I read somewhere that riding a bicycle is good for the heart. I didn’t know it could get so many hearts pumping all at once.
It started when my car demanded an oil change. A dashboard light suggesting an immediate oil change had been flashing for a couple weeks. Then the vehicle started muddling around like a mother of four before her morning cup of coffee. It was time.
I had the oil. I needed to dash into town for a filter. But not in the car.
I rooted around the house until I found my daughter’s old Dora the Explorer backpack and contorted my shoulders until it squeezed into breath-pinching place. I snapped on a shiny purple riding helmet hidden in the garage so as not to blind anyone. Lacking riding gloves, I pulled on fuzzy, brown winter mittens.
I blew the dust off my bicycle and started pedaling for town.
It would, I calculated, do my heart good.
Halfway there, I felt the handlebars loosen.
I am too tall for my hand-me-down bike, so I notch my seat up extra high to keep my knees out of my chest. Likewise, I pull up the handlebar as far as I can without it falling out, then bolt it into place.
Apparently not tightly enough. The swaying handlebars considered a southerly direction while the rest of the bike held steady to the west.
With careful aiming, I made it to the auto parts store. It was a large parking lot. I bought the filter, chucked it into the Dora the Explorer backpack cramping my spine, checked wind direction and sun position, and aimed for home.
That’s when the steering gave out. The bars flopped all the way to the left while the front wheel pondered right.
Twisting my torso just right and holding pressure on the handlebars while manipulating what center of gravity was left, I could control the direction I was headed, as long as I wasn’t too specific.
Then the bolt let go. The jacked-up bars thunked to the bottom of the steering column, and the top half of me crashed out of sight with them.
So with aft waving high, purple helmet down low, trunk twisted and Dora battering my neck, I continued to hold handlebars to the left to pedal forward. Sometimes left, sometimes right, but mostly forward.
Then the seat began to buckle.
I stretched my high-flying rear as far back and as high as I could go while maintaining the sharp drop with a twist to my body necessary to hold the handlebars in place while almost being able to look in front of me.
I was thankful I changed sweatpants before setting out. Under normal circumstances, you would hardly notice the rip. Under these conditions, no secrets could be long concealed.
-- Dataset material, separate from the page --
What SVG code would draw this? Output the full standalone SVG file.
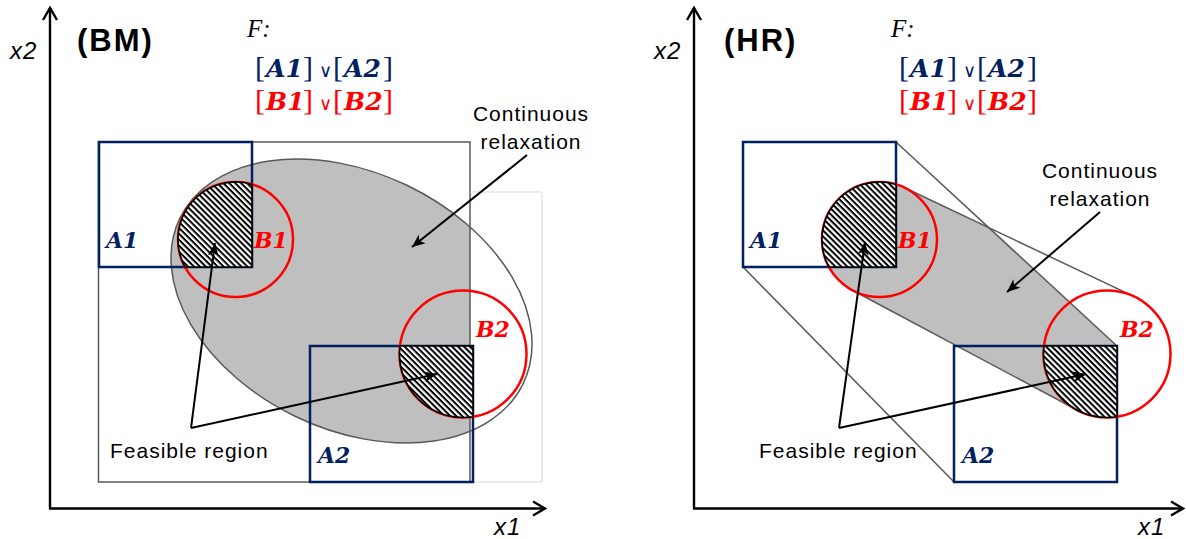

At long last, I came to my turn. I tucked my purple-helmeted head under my armpit to glance behind me. I nearly finished tying myself into a knot when I saw that a string of cars had sneaked up behind me. I hadn’t heard them over the huffing and puffing and the extremely healthy pounding of my heart.
I picked up one fuzzy, brown-mittened hand to signal one direction while the handlebars aimed for a second, the front tire lurched for a third and my butt pointed to a fourth, more glorious choice.
Judging by the expressions behind the windshields, mine wasn’t the only heart palpitating as we all tried to figure out which of the four directions I’d wobble next.
That’s when my shoelace caught on the pedal and I discovered a new option to the meanderings. The bike’s sudden change of plans inspired a whole new dimension of aerobic activity in the motorists and me.
Now I know why spinning is a popular exercise – those bikes never leave the building.
When I finally careened into my driveway, I clunked the oil filter on the garage shelf and told the car it would have to drink a cup of coffee instead. I wasn’t going near anything else with wheels.
Any more health and my heart will attack.